Tyler Skow ’21, computer science, used data science to analyze QAnon, considered to be the most influential conspiracy theory in the modern era.

“I felt QAnon is worth researching because of its addictive nature and its ability to drive thousands of people into violence,” said Skow. “By studying the nature of these conspiracy theories, we stand a much better chance of stopping its spread.”

Twitter has been a conduit for QAnon disinformation and provides a rich trove of data on this problem. Skow took Twitter data and applied network analysis, topic modeling and classification techniques to get a clearer picture of QAnon adherents and their behavior.

He first put together a data set of 1 million QAnon tweets and made it public for future research. After applying machine learning and other data science techniques on this data set, he came to a few interesting conclusions.

“We find that the vast majority of users engrossed by QAnon are highly polarized and isolated from other users,” he said.

He also found that a core group of QAnon accounts were responsible for the bulk of information being disseminated in the community. Skow also trained logistic regression, naïve bayes and support vector machine classifiers on a QAnon user’s historical tweets. From this process, he was able to accurately classify Twitter accounts most at risk of fixation with the conspiracy.

Diana Dayoub ‘21, SPIA, decided to look into government corruption in India, specifically the issue of electing criminally accused members to the legislature and their impact on economic outcomes.

For a couple of decades now, criminals have been winning elections in increasing numbers in India,” said Dayoub, explaining her interest. “It just shocked me that these people were going from jail to parliament.”

Dayoub took census data on population, economics, socio-economic caste, in addition to data on politician affidavits and even night light captured by satellites and which is now used by researchers as a gauge for economic activity. After performing data analysis such as logit fixed effects model and regression discontinuity design, Dayoub found that electing a criminally accused politician led to decreases in employment and in school counts.

Alyssa Humeston ’22, sociology, did her research on the criminal immigrant stereotype, specifically on the Latino population in America.

“I was looking at how the presence of Latinos in a state could affect stereotypes against them,” said Humeston, who found that as Latino population increased, white respondents were more likely to believe that immigrants increased crime compared to a decrease in that perception among Black respondents.

Humeston said she enjoyed doing the project because it combined quantitative and qualitative analysis and that it gave her a deeper understanding of the issue because these modes of analyses complemented each other.

Nabhonil Kar ’21, operations research and financial engineering major, focused his research on looking at financial data, specifically stock data.
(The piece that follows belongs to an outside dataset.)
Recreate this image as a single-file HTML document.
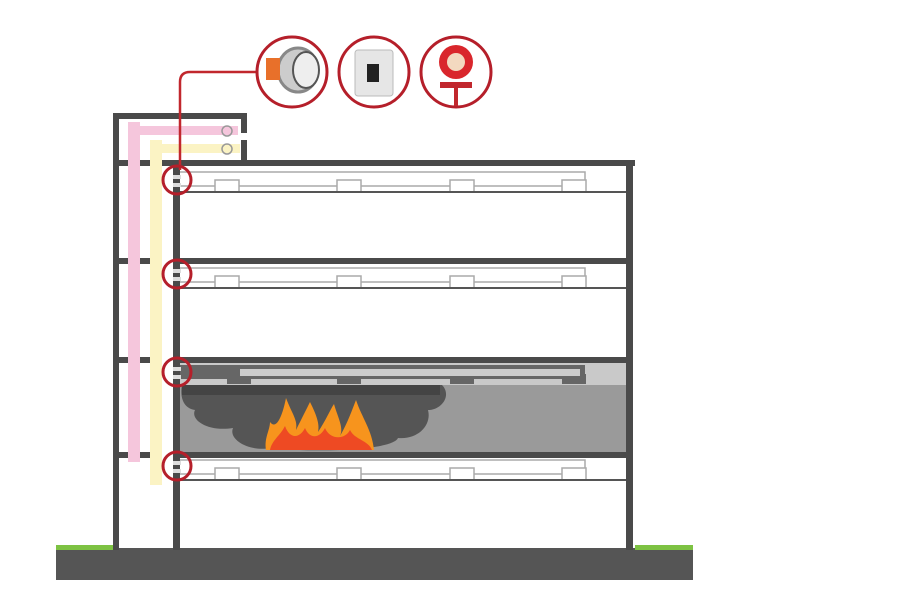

Estimating stock prices and volatility are essential tasks for many financial professionals, but noise in data and faulty assumptions can lead to inaccurate results.
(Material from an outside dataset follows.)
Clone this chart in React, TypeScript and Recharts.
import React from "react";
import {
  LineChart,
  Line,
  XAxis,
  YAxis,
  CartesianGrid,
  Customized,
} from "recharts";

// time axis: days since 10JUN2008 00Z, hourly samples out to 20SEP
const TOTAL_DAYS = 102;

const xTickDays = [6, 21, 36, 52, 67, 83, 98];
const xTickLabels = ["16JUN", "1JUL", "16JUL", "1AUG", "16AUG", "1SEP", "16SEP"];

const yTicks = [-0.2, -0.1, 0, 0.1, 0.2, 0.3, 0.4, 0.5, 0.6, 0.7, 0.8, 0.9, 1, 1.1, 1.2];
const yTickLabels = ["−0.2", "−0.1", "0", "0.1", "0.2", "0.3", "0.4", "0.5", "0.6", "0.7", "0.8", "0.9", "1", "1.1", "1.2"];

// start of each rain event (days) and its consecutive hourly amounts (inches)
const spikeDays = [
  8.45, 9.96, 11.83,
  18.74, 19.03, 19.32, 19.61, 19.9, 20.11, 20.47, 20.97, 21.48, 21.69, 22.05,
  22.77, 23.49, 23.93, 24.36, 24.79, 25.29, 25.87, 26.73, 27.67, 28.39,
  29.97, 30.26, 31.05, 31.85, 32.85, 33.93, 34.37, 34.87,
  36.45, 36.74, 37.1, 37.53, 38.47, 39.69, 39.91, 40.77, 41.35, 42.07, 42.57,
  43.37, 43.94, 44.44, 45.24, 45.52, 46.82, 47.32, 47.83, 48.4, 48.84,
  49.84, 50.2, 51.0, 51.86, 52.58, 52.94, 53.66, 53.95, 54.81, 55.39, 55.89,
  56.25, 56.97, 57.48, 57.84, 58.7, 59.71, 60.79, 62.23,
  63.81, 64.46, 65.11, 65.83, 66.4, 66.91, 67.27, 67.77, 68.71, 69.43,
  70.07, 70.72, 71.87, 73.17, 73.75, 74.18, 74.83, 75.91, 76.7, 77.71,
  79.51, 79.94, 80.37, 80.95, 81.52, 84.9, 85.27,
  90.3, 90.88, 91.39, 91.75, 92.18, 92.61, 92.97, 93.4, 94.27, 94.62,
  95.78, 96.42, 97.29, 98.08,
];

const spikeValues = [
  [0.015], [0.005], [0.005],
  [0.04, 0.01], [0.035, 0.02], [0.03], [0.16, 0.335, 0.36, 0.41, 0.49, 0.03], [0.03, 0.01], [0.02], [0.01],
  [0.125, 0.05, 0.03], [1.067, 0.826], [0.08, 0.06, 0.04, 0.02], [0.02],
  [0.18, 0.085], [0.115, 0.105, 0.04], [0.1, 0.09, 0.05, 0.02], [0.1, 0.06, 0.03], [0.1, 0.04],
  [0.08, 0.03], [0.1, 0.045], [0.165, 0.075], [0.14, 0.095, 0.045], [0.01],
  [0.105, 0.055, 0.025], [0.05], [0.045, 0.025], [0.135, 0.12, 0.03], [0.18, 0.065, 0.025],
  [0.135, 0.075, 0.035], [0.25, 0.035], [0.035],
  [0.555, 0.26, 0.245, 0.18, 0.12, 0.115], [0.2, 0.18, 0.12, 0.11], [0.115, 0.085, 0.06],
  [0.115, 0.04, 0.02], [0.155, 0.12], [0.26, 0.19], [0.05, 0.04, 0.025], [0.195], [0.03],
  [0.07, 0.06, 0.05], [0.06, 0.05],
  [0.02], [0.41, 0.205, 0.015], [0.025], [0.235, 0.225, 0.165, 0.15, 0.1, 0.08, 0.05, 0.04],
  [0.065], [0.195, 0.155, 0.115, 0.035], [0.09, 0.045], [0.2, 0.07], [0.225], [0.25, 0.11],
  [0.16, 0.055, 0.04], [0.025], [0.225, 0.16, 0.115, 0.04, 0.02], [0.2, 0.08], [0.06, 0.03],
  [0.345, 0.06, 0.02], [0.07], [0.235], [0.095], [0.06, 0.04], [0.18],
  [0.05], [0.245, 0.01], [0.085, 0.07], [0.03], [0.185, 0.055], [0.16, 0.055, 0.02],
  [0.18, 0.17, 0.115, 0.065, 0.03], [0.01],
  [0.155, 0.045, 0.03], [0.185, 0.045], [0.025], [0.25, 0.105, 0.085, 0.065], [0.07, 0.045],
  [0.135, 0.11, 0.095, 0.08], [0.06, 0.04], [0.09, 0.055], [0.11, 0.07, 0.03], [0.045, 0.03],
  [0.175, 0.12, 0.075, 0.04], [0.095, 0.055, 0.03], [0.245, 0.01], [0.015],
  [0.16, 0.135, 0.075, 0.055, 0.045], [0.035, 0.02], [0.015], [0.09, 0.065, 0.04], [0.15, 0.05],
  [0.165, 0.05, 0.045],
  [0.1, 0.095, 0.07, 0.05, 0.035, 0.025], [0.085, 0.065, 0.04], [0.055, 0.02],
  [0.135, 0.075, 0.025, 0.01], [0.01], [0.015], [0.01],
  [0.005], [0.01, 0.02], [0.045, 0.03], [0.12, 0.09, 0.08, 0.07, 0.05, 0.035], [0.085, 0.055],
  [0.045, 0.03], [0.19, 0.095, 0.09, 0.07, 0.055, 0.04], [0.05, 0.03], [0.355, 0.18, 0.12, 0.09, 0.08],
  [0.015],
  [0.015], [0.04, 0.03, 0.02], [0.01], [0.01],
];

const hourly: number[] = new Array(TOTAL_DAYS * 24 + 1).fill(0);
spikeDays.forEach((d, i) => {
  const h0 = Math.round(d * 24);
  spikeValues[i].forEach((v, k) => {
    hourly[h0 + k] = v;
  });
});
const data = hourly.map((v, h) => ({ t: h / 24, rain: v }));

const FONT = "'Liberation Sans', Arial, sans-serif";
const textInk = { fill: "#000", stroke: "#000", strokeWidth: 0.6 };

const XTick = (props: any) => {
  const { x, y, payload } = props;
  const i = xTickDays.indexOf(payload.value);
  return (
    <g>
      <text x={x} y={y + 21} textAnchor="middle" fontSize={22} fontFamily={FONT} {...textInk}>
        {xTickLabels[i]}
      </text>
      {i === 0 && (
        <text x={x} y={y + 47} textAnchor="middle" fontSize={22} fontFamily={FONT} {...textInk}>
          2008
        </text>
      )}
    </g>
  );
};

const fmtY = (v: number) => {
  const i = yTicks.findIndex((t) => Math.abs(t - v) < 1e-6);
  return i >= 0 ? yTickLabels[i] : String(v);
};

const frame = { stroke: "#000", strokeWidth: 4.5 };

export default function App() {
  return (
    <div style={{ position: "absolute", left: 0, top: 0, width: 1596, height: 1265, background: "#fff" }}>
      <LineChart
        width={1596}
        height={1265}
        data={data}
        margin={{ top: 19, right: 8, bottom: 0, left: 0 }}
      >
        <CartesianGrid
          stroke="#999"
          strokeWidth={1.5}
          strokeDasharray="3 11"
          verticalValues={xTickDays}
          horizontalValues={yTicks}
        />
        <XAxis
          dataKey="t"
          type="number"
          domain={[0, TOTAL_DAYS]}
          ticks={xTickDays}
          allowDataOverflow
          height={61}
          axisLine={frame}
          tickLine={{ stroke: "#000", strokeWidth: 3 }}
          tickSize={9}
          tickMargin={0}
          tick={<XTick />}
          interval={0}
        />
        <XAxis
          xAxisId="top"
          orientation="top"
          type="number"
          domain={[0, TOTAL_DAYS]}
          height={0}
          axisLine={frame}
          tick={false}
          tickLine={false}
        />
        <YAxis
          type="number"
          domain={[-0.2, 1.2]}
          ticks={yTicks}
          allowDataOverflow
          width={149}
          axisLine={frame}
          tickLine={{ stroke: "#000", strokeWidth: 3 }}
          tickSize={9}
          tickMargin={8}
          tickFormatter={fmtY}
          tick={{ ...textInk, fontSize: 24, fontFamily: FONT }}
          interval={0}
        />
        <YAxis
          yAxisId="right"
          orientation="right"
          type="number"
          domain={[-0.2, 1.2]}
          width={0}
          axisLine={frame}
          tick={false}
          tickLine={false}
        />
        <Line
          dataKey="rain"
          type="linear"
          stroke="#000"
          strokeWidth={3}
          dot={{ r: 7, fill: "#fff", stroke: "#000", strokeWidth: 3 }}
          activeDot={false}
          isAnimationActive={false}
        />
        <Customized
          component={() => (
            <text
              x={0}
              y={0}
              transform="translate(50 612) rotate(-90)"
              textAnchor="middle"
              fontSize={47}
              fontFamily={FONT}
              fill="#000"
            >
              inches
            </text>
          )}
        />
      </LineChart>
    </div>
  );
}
Machine learning techniques, on the other hand, have found great success in finding structure in noisy and data-intensive environments with relatively few model assumptions,” said Kar, who used Gaussian process regression in his project to study how noise in data would impact the price parameters of a stock.
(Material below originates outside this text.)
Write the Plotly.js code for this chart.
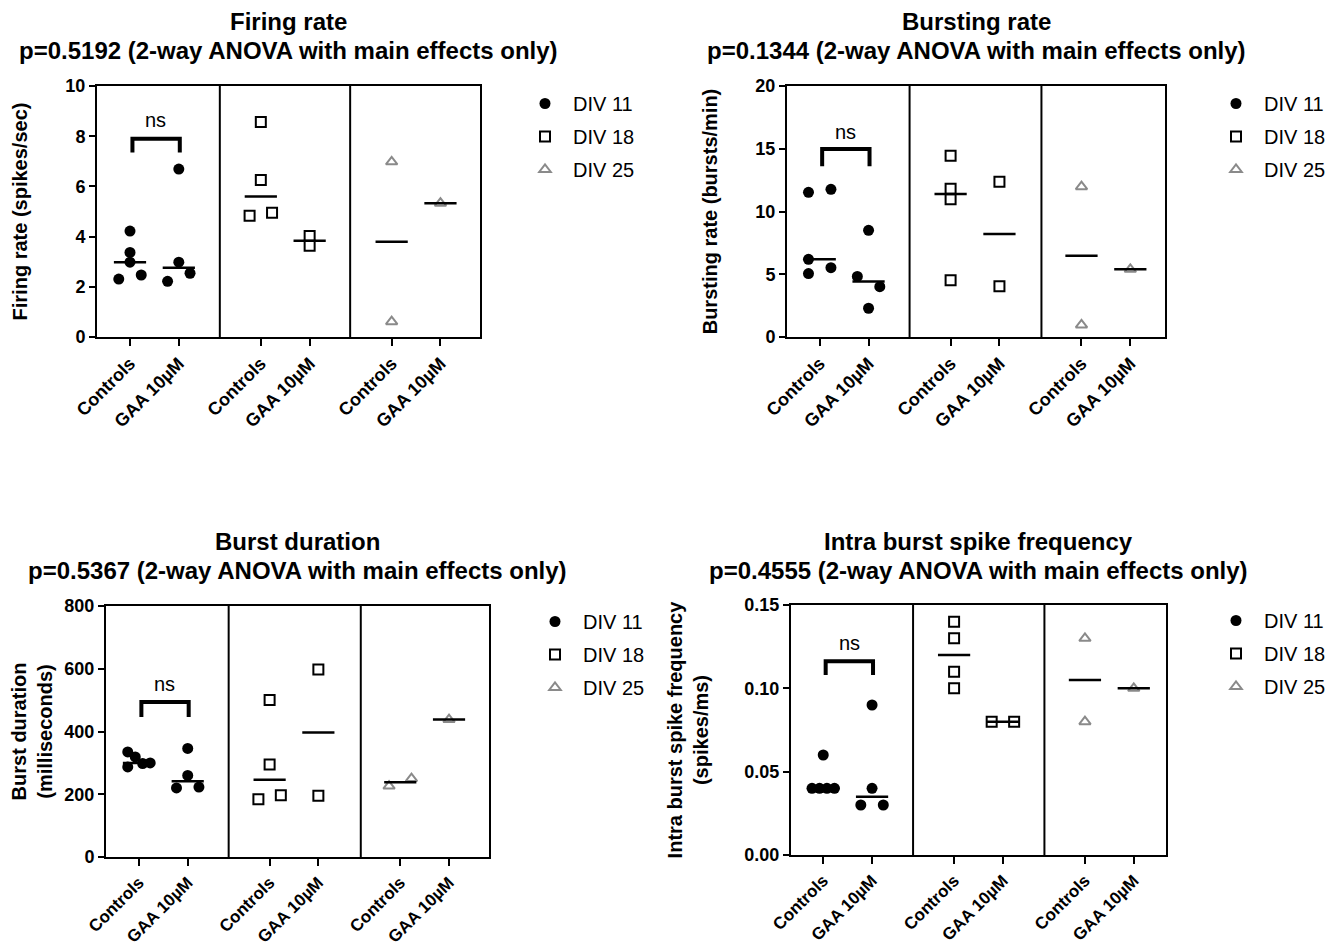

After completing his project and the CSML certificate program, Kar said he’s coming away with valuable lessons from the experience that will help him in his next step after graduation: a data scientist position at a trading firm in Chicago.

“I learned a lot completing the certificate,” said Kar. “The classes and projects I undertook will no doubt come in handy in an applied setting. The CSML certificate gives you impactful tools to see the world in a different way and answer some interesting questions. Taking the CSML certificate was a no brainer.”